• **Work required**
Scan the following material for the string "this" and copy each line in which it appears.

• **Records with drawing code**
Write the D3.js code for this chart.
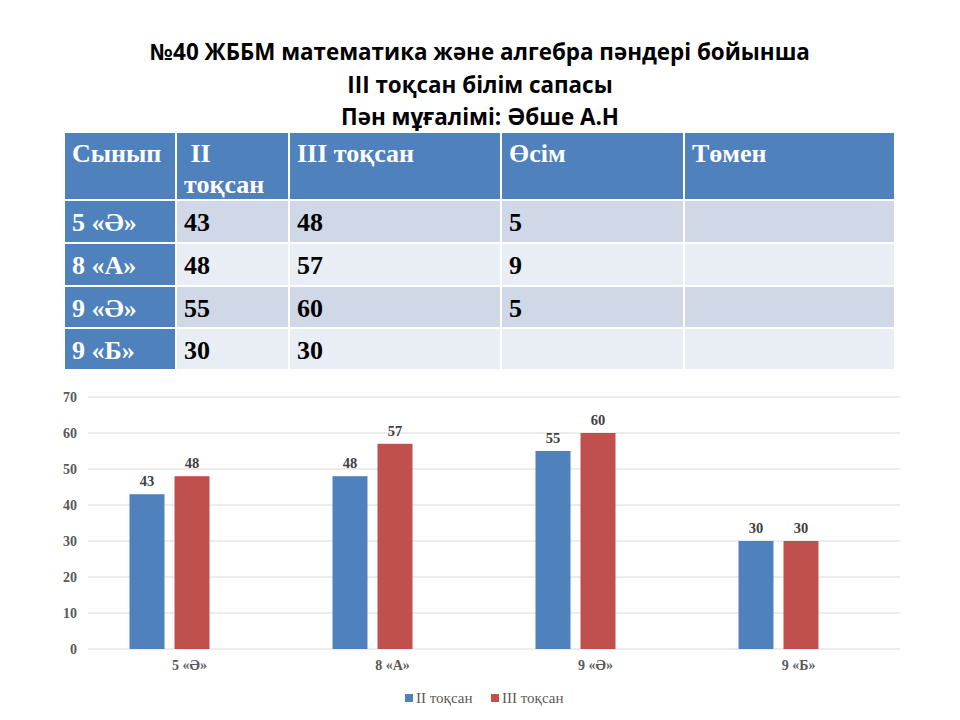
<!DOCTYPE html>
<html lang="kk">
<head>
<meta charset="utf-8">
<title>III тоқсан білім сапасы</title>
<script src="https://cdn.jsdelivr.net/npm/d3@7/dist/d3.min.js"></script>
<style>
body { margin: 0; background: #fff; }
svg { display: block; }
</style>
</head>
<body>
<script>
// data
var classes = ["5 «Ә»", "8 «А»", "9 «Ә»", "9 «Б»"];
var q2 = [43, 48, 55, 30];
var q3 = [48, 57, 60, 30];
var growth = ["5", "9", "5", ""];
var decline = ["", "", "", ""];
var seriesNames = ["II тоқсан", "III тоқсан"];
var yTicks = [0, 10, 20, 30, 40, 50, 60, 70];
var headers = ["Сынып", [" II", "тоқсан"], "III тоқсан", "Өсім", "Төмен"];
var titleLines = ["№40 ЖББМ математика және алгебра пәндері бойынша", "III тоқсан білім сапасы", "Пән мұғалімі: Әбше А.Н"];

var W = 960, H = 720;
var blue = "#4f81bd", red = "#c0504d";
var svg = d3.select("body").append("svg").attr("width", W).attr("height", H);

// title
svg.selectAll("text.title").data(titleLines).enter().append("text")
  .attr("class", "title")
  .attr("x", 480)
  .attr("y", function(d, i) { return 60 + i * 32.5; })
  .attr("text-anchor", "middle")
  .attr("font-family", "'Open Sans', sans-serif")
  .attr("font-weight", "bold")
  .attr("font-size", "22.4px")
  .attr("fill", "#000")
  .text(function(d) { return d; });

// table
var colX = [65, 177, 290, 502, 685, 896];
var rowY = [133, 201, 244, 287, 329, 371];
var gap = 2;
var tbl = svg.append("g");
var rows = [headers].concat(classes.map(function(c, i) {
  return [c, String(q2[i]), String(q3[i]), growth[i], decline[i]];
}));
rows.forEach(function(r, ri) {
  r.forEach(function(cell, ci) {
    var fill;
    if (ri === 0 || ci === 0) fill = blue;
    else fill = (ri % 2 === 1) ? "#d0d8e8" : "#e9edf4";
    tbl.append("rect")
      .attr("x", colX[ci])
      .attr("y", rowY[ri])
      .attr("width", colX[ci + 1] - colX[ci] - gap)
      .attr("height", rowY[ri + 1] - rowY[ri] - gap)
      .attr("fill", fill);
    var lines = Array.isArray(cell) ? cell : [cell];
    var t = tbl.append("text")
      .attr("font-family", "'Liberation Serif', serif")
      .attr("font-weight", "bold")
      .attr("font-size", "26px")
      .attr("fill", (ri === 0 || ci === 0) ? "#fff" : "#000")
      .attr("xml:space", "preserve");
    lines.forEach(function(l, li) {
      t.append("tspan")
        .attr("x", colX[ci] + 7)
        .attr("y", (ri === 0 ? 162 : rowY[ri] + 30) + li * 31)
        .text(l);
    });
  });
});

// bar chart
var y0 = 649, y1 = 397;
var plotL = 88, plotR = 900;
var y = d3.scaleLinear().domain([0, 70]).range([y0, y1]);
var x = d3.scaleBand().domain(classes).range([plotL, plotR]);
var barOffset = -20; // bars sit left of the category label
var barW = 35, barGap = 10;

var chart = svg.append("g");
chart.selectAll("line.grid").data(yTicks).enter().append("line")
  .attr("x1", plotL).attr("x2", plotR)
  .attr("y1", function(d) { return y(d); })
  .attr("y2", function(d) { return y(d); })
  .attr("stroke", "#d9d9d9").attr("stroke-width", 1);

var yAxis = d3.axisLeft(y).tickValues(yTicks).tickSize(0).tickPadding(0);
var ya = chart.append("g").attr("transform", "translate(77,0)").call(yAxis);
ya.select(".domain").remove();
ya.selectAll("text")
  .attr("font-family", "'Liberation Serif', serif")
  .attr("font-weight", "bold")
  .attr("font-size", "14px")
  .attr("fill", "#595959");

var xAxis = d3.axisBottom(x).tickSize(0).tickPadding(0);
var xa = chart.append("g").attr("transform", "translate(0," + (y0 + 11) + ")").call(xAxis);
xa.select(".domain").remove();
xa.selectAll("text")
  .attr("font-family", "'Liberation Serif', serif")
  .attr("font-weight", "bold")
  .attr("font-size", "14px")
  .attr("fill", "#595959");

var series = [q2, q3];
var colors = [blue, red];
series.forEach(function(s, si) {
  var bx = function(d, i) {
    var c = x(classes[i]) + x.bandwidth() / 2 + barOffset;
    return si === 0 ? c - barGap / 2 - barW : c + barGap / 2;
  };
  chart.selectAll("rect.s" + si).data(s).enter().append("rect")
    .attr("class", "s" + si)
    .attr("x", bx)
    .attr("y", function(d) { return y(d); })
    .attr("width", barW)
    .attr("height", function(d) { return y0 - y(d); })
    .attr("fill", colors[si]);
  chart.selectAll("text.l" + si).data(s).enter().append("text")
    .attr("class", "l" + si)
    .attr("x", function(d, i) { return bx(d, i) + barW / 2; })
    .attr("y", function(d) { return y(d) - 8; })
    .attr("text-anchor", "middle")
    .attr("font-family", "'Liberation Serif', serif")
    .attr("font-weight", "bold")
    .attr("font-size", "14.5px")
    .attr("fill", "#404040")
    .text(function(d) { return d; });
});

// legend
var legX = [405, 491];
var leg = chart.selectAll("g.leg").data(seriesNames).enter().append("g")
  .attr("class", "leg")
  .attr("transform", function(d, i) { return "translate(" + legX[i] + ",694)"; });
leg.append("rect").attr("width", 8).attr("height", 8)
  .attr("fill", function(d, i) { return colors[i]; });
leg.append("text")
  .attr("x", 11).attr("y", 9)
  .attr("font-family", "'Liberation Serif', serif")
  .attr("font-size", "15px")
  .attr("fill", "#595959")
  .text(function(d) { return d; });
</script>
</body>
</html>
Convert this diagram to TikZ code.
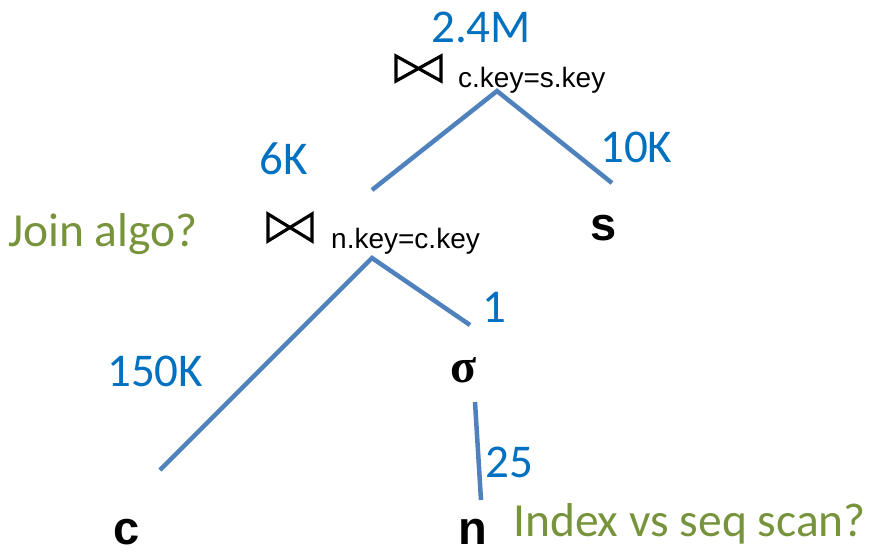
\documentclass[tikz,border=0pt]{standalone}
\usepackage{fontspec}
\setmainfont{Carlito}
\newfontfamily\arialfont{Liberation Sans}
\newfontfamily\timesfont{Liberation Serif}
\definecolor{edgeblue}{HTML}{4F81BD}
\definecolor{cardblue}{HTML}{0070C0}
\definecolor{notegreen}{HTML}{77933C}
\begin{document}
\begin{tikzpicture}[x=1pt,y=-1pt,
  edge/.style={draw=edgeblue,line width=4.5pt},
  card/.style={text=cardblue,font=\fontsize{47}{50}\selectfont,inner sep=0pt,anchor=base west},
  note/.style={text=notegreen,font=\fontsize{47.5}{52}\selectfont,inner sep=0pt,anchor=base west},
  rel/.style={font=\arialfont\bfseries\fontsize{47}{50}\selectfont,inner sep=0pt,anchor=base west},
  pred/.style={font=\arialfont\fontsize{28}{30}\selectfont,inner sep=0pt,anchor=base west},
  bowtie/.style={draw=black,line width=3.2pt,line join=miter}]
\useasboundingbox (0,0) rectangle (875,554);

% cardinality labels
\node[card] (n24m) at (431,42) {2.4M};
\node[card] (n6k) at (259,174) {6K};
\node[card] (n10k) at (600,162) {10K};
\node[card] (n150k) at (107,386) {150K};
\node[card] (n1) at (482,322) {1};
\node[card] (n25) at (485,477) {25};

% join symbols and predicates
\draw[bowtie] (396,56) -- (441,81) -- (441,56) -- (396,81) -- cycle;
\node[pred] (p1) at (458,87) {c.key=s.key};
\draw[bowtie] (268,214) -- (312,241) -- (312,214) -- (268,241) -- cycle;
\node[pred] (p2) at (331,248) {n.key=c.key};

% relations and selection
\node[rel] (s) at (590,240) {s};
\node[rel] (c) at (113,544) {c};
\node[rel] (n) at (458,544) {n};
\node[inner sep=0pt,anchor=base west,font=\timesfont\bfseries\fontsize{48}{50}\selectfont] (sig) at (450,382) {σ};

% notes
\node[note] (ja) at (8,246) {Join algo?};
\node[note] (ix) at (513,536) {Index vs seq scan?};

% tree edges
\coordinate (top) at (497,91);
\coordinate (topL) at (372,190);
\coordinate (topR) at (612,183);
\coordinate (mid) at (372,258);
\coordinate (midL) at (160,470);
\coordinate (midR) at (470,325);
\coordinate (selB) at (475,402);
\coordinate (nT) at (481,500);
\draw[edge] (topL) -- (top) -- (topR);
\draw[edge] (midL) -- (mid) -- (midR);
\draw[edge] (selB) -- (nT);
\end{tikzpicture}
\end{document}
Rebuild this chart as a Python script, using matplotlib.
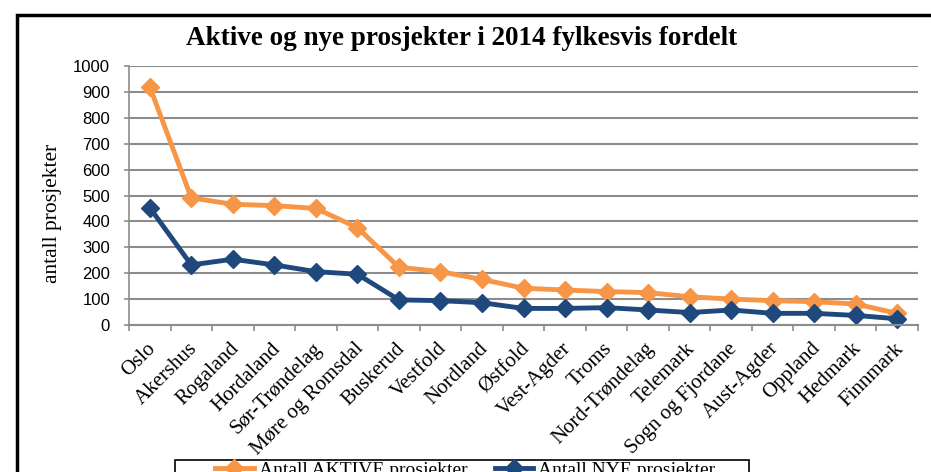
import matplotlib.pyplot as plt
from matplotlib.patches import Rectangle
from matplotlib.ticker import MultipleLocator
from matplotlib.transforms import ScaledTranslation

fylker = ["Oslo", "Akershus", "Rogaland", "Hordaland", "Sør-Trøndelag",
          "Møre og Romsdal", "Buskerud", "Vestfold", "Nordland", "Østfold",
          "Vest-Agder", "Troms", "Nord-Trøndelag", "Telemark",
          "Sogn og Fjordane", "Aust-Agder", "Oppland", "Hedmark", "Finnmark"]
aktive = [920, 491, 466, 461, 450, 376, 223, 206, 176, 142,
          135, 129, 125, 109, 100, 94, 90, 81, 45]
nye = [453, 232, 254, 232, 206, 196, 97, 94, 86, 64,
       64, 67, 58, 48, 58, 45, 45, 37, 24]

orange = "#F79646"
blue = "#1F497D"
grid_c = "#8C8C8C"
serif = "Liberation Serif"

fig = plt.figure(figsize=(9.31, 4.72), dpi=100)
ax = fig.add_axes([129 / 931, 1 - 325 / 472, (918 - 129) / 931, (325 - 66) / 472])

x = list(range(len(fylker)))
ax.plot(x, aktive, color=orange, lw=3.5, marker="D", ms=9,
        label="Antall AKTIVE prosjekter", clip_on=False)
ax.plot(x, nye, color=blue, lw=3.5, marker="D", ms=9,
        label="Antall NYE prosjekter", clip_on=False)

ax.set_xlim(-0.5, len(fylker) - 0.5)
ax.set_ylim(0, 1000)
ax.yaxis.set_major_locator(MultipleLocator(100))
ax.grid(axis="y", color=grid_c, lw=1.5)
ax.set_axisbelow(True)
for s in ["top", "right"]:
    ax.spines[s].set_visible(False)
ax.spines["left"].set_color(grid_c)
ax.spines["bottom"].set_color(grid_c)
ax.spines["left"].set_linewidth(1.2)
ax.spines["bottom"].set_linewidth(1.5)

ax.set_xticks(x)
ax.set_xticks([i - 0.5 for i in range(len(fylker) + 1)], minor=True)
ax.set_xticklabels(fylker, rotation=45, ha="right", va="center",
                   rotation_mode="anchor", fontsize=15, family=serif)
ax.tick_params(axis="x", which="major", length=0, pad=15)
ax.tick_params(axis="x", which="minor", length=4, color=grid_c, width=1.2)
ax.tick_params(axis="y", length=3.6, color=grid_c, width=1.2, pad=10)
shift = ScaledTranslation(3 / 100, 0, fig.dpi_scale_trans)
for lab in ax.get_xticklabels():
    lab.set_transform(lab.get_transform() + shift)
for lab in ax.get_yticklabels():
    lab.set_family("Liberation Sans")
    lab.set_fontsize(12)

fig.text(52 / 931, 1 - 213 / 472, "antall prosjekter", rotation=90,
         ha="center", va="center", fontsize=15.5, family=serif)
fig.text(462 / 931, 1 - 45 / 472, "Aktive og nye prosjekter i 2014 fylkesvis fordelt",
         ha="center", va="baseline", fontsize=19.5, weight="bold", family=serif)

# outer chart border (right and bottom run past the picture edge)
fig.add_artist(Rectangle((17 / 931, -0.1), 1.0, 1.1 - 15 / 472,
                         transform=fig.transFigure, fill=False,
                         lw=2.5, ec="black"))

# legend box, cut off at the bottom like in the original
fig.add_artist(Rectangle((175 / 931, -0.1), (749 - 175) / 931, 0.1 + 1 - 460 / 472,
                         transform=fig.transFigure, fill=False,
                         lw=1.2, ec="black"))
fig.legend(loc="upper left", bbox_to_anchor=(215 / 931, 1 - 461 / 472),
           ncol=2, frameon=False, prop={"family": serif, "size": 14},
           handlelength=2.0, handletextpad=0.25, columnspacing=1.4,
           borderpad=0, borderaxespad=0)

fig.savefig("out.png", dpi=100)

• **Result of the exercise**
Write the D3.js code for this chart.
Convert this diagram to TikZ code.
Rebuild this chart as a Python script, using matplotlib.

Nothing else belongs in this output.